Originally Posted by nuthinupmysleeve
I've been following this debate for decades. It's legit, and not the first well-conducted (no pun) test. Unless a violinist is intimately familiar with the particular instrument, it's impossible to distinguish old from new, $5M from $20k.
The point of the experiments are that if the differences are so subtle that you need to spend weeks playing the instrument in an orchestra and a wide variety of situations to be able to tell the difference (an impossible test, so it's safe to make the claim) the differences are not worth 100 times the cost.
It's become very clear that vintage Strads and Guarneri cost a lot because they are old and rare, not because they sound or play better. Not to take anything away. A lot of things are worth a million bucks because they are old and rare.

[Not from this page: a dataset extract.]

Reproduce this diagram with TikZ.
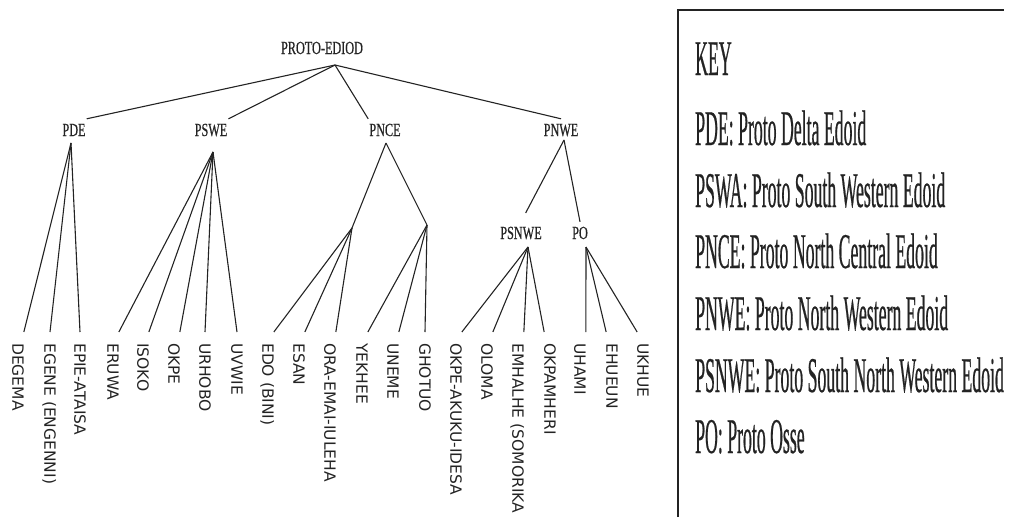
\documentclass[tikz,border=0pt]{standalone}
\usepackage{fontspec}
\usepackage{tikz}
\usetikzlibrary{positioning, calc}
\newfontfamily\treefont[FakeStretch=0.66, FakeBold=0.6]{Liberation Serif}
\newfontfamily\keyfont[FakeStretch=0.355, FakeBold=0.4]{Liberation Serif}
\newfontfamily\leaffont{DejaVu Sans}
\definecolor{inkgray}{RGB}{35, 35, 35}

\begin{document}
\begin{tikzpicture}[
  x=1pt, y=-1pt,
  lbl/.style={font=\treefont\fontsize{18.5}{20}\selectfont, text=inkgray, text height=12pt, text depth=0pt, inner xsep=1pt, inner ysep=5pt},
  leaf/.style={font=\leaffont\fontsize{15.5}{17}\selectfont, text=inkgray, rotate=-90, anchor=west, inner xsep=11pt, inner ysep=0pt, text height=11.3pt, text depth=0pt},
  branch/.style={draw=inkgray, line width=1.1pt},
  keytxt/.style={font=\keyfont\fontsize{50}{52}\selectfont, text=inkgray, anchor=base west, inner sep=0pt}
]
  \useasboundingbox (0,0) rectangle (1009,517);

  \node[lbl] (proto) at (322,48) {PROTO-EDIOD};
  \node[lbl] (pde) at (74,130) {PDE};
  \node[lbl] (pswe) at (211,130) {PSWE};
  \node[lbl] (pnce) at (385,130) {PNCE};
  \node[lbl] (pnwe) at (561,130) {PNWE};
  \node[lbl] (psnwe) at (521,233) {PSNWE};
  \node[lbl] (po) at (580,233) {PO};

  \coordinate (proto-j) at (335,65);
  \coordinate (pde-j) at (71,143);
  \coordinate (pswe-j) at (213,152);
  \coordinate (pnce-j) at (386,143);
  \coordinate (pnwe-j) at (564,140);
  \coordinate (pnce-l) at (352,228);
  \coordinate (pnce-r) at (427,225);
  \coordinate (psnwe-j) at (528,247);
  \coordinate (po-j) at (586,247);

  \node[leaf] (degema) at (18,332) {DEGEMA};
  \node[leaf] (egene) at (50,332) {EGENE (ENGENNI)};
  \node[leaf] (epie) at (80,332) {EPIE-ATAISA};
  \node[leaf] (eruwa) at (113,332) {ERUWA};
  \node[leaf] (isoko) at (143,332) {ISOKO};
  \node[leaf] (okpe) at (174,332) {OKPE};
  \node[leaf] (urhobo) at (205,332) {URHOBO};
  \node[leaf] (uvwie) at (237,332) {UVWIE};
  \node[leaf] (edo) at (268,332) {EDO (BINI)};
  \node[leaf] (esan) at (299,332) {ESAN};
  \node[leaf] (ora) at (330,332) {ORA-EMAI-IULEHA};
  \node[leaf] (yekhee) at (362,332) {YEKHEE};
  \node[leaf] (uneme) at (393,332) {UNEME};
  \node[leaf] (ghotuo) at (425,332) {GHOTUO};
  \node[leaf] (okpeak) at (456,332) {OKPE-AKUKU-IDESA};
  \node[leaf] (oloma) at (487,332) {OLOMA};
  \node[leaf] (emhalhe) at (518,332) {EMHALHE (SOMORIKA};
  \node[leaf] (okpamheri) at (550,332) {OKPAMHERI};
  \node[leaf] (uhami) at (580,332) {UHAMI};
  \node[leaf] (ehueun) at (612,332) {EHUEUN};
  \node[leaf] (ukhue) at (643,332) {UKHUE};

  \draw[branch] (proto-j) -- (pde.north east);
  \draw[branch] (proto-j) -- (pswe.north east);
  \draw[branch] (proto-j) -- (pnce.north west);
  \draw[branch] (proto-j) -- (pnwe.north);

  \draw[branch] (pde-j) -- (degema.north west);
  \draw[branch] (pde-j) -- (egene.west);
  \draw[branch] (pde-j) -- (epie.west);

  \draw[branch] (pswe-j) -- (eruwa.north west);
  \draw[branch] (pswe-j) -- (isoko.north west);
  \draw[branch] (pswe-j) -- (okpe.north west);
  \draw[branch] (pswe-j) -- (urhobo.west);
  \draw[branch] (pswe-j) -- (uvwie.west);

  \draw[branch] (pnce-j) -- (pnce-l);
  \draw[branch] (pnce-j) -- (pnce-r);
  \draw[branch] (pnce-l) -- (edo.north west);
  \draw[branch] (pnce-l) -- (esan.north west);
  \draw[branch] (pnce-l) -- (ora.north west);
  \draw[branch] (pnce-r) -- (yekhee.north west);
  \draw[branch] (pnce-r) -- (uneme.north west);
  \draw[branch] (pnce-r) -- (ghotuo.west);

  \draw[branch, shorten >=10pt] (pnwe-j) -- (psnwe.north);
  \draw[branch] (pnwe-j) -- (po.north);
  \draw[branch] (psnwe-j) -- (okpeak.north west);
  \draw[branch] (psnwe-j) -- (oloma.north west);
  \draw[branch] (psnwe-j) -- (emhalhe.north west);
  \draw[branch] (psnwe-j) -- (okpamheri.south west);
  \draw[branch] (po-j) -- (uhami.north west);
  \draw[branch] (po-j) -- (ehueun.south west);
  \draw[branch] (po-j) -- (ukhue.south west);

  \draw[branch, line width=1.4pt] (678,517) -- (678,10) -- (1004,10);
  \node[keytxt] (key-title) at (695,75) {KEY};
  \node[keytxt] (key-pde) at (695,145) {PDE: Proto Delta Edoid};
  \node[keytxt] (key-pswa) at (695,207) {PSWA: Proto South Western Edoid};
  \node[keytxt] (key-pnce) at (695,268) {PNCE: Proto North Central Edoid};
  \node[keytxt] (key-pnwe) at (695,330) {PNWE: Proto North Western Edoid};
  \node[keytxt] (key-psnwe) at (695,392) {PSNWE: Proto South North Western Edoid};
  \node[keytxt] (key-po) at (695,453) {PO: Proto Osse};
\end{tikzpicture}
\end{document}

I generally feel the same way about guitars. Blindfold me, put a few Bursts or mid 50's Goldtops in my hands and then switch them out with a few really well done relics (maybe not even Gibsons), and it's impossible to definitively and consistently pick out the real deals. Been there, done it, and I can't. Generally, you can't get the patina right, but this is blindfold. And I've seen a few patina's that looked very correct.
It's kind of sad though. I like the mystery and mythology of the whole thing, and hate to see it get debunked, but it is what it is. Some things should not be tested. What's the point of proving that old violins have nothing consistently and definably special? Who does that serve?